Friday, May 4, 2012 | 2 a.m.
He doesn’t have any money. He doesn’t have any experience. All Michael McDonald has is one of the sweeter deals in development history with a local government.
When he obtained his no-risk deal with Las Vegas, perhaps presaging a “We love corporate welfare” plank at this weekend’s state convention, Republican Party Chairman (and former Las Vegas Councilman) McDonald signed a contract.
I know what you are thinking: The city actually made him sign an agreement? Who knew they were that formal at Roundheels Central?
Nevertheless, despite having no experience in development but plenty of experience in juice, McDonald scored a deal that included $4 million in city funds that only Bob Coffin opposed. But he had to sign a paper that said when the lease with the city was executed for the land, he had to come up with about $140,000.
I was curious where McDonald could come up with such a hefty sum, having emerged less than two years ago from bankruptcy, his house only saved by the generosity of developer/gambler Billy Walters, who purchased McDonald’s expensive home in a short sale and let the indebted ex-councilman stick around. But where would McDonald get that sum, which the contract said had to be paid “upon execution of the City Ground Lease ...”?
He didn’t. McDonald provided no check when he came to City Hall this week to sign the documents. I suppose a wink and a nod are fine with the Goodman II council.
Alas, some pesky staffers thought maybe the city’s new partner should adhere to the accord he signed. “It’s due now, and if it is not paid, the City Attorney’s office will have to look into the situation,” a city spokesman told me Wednesday afternoon.
A few hours after I made that situation public, at 5:43 p.m. on Wednesday (I saw the receipt), McDonald came to the economic development office and dropped off a check for $141,692.81. Paid in full.
Just not by McDonald.
This is where the story gets interesting: McDonald, when he made his pitch before the compliant council, introduced the man he vanquished in a council race 17 years ago as his “consultant” — none other than Frank Hawkins, who has had success with affordable housing projects in Las Vegas and clearly was brought in by McDonald for credibility. That is, he’s built something; McDonald, not so much.
Hawkins told the council he was merely a “consultant” and might invest in future phases of the development.
Indeed, the agreement was signed twice by McDonald under two LLCs, one called Vegas1-Decatur (the location) LLC and the other called Fightin’ Irish (the prospective developer is a Notre Dame fanatic).
According to the disclosures provided to the city, there are no other investors in McDonald’s LLCs.
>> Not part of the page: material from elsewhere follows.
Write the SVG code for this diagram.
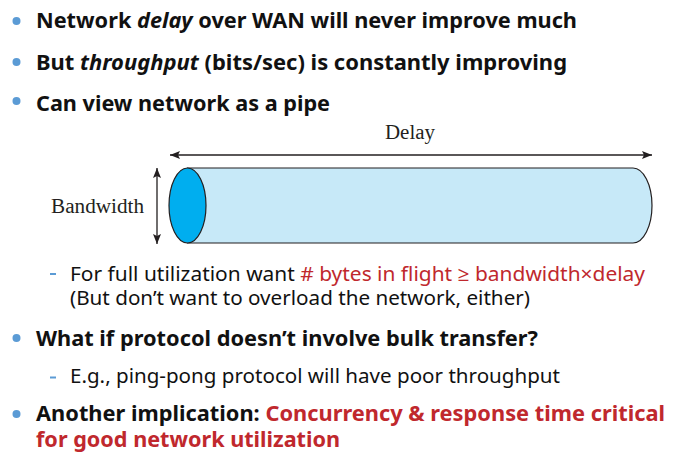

Just him.
Both entities were formed in February, according to the secretary of state’s website. Yet neither was on the check McDonald delivered to the city late Wednesday afternoon.
That check was from National Construction Providers Inc., with an address in Reno. Yes, not at Vegas and Decatur or even anywhere near South Bend. Reno.
Why? Once again the handy SOS website provides the answer. The company president is Luther Mack, a well-known Northern Nevada businessman, and its director is Frank Hawkins.
You know, the “consultant” who fronted for McDonald at the hearing, who is now fronting him the money to ensure his sweet deal doesn’t go sour. I suppose we should all thank Reno for doing its best to help with Las Vegas’ economic development. Very generous of our northern brethren, eh?
There’s nothing obviously illegal about this transaction, and only a real stickler would say McDonald should have paid in full when he executed the lease or that he actually agreed to pay the money, not his “consultant.” But you have to believe if there are any sane, sober folks on Stewart Avenue these days, they have to be wondering why the council went out of its way to lavish $4 million on a recently bankrupt man who has never built a thing in his life and is being financed by a Reno-based operation that his “consultant” directs.
Let’s call this what it is: This is Hawkins’ project — he presented it to the council, and he is, until the federal and city grants come in, the money behind it, too.
I remain puzzled: If indeed McDonald requires two LLCs and if indeed there are no other investors in those entities, why does Hawkins need him? Why didn’t the city just sign an agreement with Hawkins instead?
I am still trying to figure out exactly what McDonald has that made him worth $4 million of Las Vegas taxpayer money.